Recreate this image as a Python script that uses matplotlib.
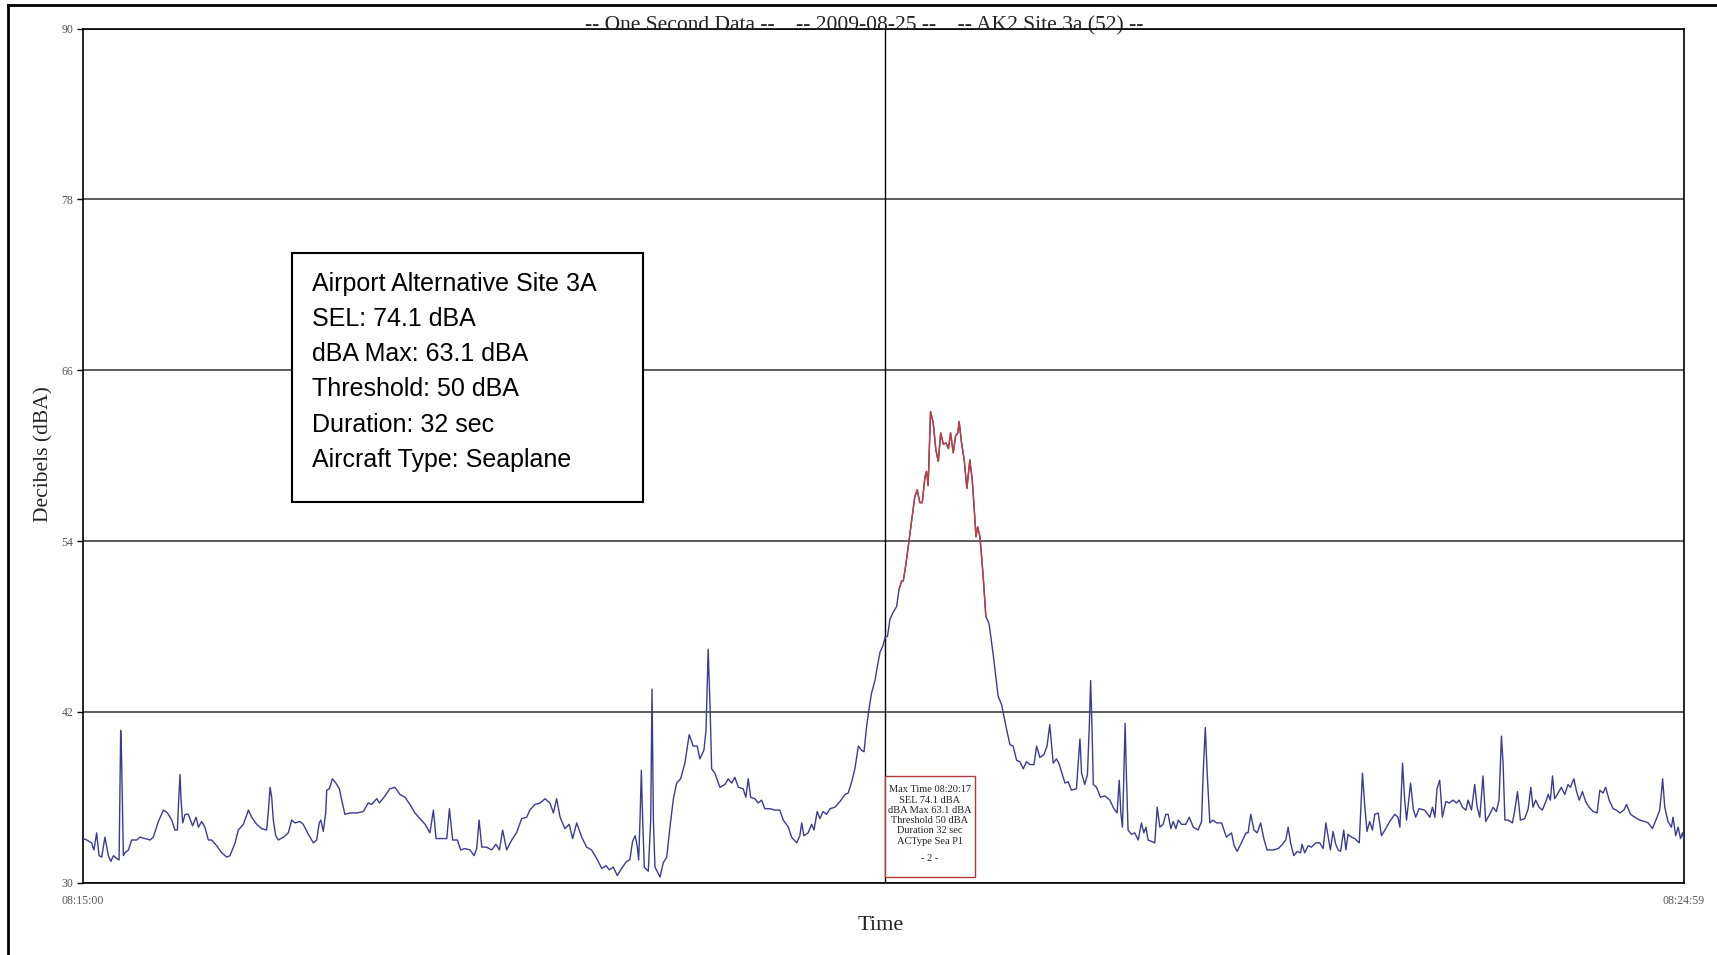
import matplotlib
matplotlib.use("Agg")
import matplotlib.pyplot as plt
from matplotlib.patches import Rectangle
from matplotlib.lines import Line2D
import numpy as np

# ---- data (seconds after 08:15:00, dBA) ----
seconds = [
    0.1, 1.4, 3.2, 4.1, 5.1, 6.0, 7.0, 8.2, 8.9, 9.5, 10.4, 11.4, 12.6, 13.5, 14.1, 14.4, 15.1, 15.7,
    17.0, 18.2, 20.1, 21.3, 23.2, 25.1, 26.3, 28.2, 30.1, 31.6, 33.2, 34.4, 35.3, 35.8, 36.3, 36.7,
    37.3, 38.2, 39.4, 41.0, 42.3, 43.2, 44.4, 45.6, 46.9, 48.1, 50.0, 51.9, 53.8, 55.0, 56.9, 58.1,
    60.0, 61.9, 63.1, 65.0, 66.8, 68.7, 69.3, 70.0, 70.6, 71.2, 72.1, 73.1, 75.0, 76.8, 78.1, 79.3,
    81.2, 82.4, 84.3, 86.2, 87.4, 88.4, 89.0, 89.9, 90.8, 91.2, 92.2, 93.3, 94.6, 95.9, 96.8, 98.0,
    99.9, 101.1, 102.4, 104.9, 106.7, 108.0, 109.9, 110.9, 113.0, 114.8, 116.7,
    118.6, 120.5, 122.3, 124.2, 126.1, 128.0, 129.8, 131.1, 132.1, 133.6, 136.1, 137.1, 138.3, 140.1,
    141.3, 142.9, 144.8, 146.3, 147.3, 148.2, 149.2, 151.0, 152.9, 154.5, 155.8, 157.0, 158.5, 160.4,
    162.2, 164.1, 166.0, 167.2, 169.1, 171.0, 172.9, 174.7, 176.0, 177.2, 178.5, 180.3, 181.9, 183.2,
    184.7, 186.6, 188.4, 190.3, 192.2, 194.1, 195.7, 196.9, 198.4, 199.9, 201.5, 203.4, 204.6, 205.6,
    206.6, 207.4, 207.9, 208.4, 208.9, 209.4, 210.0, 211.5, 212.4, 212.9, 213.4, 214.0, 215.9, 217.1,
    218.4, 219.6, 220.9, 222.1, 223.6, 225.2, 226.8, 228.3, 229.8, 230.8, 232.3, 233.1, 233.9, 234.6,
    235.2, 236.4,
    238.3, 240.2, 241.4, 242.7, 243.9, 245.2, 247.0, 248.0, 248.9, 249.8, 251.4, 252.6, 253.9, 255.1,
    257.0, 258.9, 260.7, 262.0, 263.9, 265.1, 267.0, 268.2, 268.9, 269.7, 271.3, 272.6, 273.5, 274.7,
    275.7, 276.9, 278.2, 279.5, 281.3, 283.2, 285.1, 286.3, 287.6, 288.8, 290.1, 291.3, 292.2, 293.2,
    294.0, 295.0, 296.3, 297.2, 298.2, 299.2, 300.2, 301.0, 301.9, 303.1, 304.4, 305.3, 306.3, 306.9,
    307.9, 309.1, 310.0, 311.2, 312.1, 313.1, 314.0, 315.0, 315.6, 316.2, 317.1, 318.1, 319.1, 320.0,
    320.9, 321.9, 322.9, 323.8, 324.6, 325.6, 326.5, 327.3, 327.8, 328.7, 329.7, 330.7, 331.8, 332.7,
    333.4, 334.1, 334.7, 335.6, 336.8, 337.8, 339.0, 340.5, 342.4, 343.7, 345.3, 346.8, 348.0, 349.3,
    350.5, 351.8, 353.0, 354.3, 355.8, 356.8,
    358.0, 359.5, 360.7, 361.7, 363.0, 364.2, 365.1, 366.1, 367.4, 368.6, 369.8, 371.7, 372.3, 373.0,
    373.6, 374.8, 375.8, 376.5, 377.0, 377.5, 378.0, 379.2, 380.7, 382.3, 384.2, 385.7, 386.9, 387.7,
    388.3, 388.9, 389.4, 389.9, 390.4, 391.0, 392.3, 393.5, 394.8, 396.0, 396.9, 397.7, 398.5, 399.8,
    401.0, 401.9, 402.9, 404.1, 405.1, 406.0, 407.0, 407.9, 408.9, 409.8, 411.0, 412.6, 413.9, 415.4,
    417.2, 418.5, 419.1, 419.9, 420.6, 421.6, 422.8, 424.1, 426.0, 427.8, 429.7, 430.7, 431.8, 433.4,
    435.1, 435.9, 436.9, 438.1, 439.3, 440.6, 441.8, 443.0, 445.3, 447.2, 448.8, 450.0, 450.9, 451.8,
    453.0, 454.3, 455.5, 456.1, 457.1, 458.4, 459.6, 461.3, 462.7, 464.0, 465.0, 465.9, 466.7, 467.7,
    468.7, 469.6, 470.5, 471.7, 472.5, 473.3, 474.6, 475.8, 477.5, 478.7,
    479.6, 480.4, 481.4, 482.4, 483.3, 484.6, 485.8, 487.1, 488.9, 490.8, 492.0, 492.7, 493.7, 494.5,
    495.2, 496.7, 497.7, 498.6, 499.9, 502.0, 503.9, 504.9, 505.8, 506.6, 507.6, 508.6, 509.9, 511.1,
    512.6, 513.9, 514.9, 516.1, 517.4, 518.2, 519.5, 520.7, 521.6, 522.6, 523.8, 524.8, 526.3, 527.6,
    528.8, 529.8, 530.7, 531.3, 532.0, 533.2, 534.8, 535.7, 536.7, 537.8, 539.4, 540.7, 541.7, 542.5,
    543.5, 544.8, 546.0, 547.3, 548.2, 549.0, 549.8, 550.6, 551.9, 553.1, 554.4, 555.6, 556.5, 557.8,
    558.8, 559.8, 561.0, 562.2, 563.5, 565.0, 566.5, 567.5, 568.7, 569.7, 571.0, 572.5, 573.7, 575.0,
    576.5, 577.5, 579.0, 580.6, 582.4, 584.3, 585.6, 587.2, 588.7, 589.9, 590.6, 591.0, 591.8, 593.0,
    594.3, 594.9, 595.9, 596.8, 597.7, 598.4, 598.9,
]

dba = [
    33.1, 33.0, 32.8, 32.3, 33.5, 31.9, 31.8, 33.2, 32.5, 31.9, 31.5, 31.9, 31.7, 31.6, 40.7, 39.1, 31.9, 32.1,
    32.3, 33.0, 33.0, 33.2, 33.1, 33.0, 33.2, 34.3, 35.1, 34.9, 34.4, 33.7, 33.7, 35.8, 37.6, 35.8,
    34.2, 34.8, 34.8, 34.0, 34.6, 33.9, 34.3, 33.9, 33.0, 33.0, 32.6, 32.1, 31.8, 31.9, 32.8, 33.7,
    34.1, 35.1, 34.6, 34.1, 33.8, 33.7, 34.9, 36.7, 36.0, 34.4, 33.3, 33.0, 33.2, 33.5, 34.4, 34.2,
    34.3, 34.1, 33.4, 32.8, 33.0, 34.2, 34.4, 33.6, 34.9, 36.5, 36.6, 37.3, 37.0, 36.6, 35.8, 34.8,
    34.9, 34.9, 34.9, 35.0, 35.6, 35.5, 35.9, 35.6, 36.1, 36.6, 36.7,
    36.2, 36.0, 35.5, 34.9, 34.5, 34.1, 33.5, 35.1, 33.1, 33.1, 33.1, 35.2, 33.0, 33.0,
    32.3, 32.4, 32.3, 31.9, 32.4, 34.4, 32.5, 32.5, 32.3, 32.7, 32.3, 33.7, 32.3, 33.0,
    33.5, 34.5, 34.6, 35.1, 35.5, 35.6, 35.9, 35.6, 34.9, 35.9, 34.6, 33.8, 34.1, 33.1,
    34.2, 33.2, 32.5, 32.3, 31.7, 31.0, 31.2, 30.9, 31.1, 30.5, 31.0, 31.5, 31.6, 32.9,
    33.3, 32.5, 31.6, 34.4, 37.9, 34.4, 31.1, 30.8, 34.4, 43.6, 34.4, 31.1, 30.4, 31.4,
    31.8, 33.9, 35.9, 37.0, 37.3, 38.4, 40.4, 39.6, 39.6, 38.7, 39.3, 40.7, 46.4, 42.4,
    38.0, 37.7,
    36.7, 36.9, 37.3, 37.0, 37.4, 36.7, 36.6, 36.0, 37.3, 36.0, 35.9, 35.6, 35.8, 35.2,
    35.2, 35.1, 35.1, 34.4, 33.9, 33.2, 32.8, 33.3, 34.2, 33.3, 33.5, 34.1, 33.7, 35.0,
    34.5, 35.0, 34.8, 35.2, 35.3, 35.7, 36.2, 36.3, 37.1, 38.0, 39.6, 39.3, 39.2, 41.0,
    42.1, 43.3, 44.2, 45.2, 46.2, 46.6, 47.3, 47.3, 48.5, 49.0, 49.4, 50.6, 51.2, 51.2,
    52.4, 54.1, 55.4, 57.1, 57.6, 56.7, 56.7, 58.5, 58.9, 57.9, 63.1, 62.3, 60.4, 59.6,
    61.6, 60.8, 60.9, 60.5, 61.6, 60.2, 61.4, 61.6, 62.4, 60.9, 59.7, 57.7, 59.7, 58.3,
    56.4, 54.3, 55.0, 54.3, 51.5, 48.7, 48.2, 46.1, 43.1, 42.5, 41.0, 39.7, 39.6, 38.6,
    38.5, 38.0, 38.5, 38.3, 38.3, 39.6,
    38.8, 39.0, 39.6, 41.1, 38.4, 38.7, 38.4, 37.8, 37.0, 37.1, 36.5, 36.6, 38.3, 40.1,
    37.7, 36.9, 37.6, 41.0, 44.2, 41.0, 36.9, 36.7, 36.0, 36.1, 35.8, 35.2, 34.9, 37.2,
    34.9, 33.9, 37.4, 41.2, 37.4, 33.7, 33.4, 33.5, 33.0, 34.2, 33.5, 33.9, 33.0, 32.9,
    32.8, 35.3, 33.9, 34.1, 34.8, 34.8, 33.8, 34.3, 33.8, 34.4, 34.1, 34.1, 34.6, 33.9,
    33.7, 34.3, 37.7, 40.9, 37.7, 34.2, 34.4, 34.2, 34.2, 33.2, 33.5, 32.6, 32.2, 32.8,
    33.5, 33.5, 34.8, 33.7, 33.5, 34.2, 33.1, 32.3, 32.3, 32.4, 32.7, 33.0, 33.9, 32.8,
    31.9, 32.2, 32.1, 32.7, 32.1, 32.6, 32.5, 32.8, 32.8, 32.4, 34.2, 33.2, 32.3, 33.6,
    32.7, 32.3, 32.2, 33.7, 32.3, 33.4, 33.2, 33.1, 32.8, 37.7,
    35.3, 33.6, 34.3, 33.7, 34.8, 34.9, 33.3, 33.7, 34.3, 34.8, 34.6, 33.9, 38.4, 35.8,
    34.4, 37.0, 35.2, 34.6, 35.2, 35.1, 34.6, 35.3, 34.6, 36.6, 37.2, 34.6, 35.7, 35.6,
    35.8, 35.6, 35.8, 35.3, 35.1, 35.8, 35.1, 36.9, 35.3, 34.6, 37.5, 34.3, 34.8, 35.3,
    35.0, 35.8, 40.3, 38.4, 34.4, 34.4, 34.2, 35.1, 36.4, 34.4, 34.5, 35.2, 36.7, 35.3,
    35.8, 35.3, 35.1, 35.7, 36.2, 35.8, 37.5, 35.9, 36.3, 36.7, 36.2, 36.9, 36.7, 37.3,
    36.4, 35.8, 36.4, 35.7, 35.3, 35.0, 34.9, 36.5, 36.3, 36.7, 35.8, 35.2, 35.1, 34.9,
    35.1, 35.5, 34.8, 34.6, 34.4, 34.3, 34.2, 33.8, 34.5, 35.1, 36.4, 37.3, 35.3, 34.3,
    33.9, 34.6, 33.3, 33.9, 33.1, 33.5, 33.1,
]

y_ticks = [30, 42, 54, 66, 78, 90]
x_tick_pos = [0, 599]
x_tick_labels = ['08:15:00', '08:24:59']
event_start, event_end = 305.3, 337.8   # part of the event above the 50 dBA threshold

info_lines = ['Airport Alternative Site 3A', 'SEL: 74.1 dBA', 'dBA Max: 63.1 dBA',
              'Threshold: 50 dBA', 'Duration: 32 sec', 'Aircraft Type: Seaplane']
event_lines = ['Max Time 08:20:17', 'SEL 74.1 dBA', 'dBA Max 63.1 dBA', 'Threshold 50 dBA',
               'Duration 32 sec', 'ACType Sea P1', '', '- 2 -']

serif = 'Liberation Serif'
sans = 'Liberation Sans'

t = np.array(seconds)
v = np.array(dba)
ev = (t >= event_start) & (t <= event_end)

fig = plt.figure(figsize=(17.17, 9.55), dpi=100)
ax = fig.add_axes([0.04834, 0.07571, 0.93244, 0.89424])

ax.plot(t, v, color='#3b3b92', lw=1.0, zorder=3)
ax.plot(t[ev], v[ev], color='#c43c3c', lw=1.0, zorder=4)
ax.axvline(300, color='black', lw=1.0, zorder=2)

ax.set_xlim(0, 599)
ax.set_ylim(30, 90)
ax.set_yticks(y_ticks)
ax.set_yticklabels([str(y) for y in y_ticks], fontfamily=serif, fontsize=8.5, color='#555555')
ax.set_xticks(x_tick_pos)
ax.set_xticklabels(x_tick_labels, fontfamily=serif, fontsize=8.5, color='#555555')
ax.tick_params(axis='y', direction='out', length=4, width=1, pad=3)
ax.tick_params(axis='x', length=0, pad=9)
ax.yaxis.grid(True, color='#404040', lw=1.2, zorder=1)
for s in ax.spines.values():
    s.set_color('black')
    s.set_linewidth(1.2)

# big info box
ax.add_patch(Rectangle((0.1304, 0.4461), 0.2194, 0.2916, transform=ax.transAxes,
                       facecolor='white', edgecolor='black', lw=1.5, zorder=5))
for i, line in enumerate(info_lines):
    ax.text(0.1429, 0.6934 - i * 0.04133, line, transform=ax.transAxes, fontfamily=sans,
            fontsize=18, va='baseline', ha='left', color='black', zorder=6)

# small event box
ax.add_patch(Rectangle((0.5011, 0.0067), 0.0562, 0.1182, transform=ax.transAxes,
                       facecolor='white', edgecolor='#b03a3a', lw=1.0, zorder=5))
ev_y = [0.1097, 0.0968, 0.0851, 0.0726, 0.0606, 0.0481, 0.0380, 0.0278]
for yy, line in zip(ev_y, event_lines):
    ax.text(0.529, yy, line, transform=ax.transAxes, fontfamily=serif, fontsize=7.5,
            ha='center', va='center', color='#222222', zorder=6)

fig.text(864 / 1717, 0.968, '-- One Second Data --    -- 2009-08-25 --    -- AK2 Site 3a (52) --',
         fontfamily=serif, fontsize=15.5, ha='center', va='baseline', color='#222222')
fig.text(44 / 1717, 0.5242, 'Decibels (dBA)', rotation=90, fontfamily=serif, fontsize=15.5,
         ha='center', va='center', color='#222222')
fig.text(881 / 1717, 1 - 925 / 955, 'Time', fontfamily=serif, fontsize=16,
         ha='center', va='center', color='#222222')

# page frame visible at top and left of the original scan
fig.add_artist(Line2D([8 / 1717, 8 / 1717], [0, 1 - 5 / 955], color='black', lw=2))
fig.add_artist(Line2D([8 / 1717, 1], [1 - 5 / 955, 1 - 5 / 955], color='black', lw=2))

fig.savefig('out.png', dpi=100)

Work to be completed: Quote, exactly and only, the lines from the first line of the data above through the line containing "import numpy as np". The pictures do not belong in it.

Solution below:
Recreate this image as a Python script that uses matplotlib.
import matplotlib
matplotlib.use("Agg")
import matplotlib.pyplot as plt
from matplotlib.patches import Rectangle
from matplotlib.lines import Line2D
import numpy as np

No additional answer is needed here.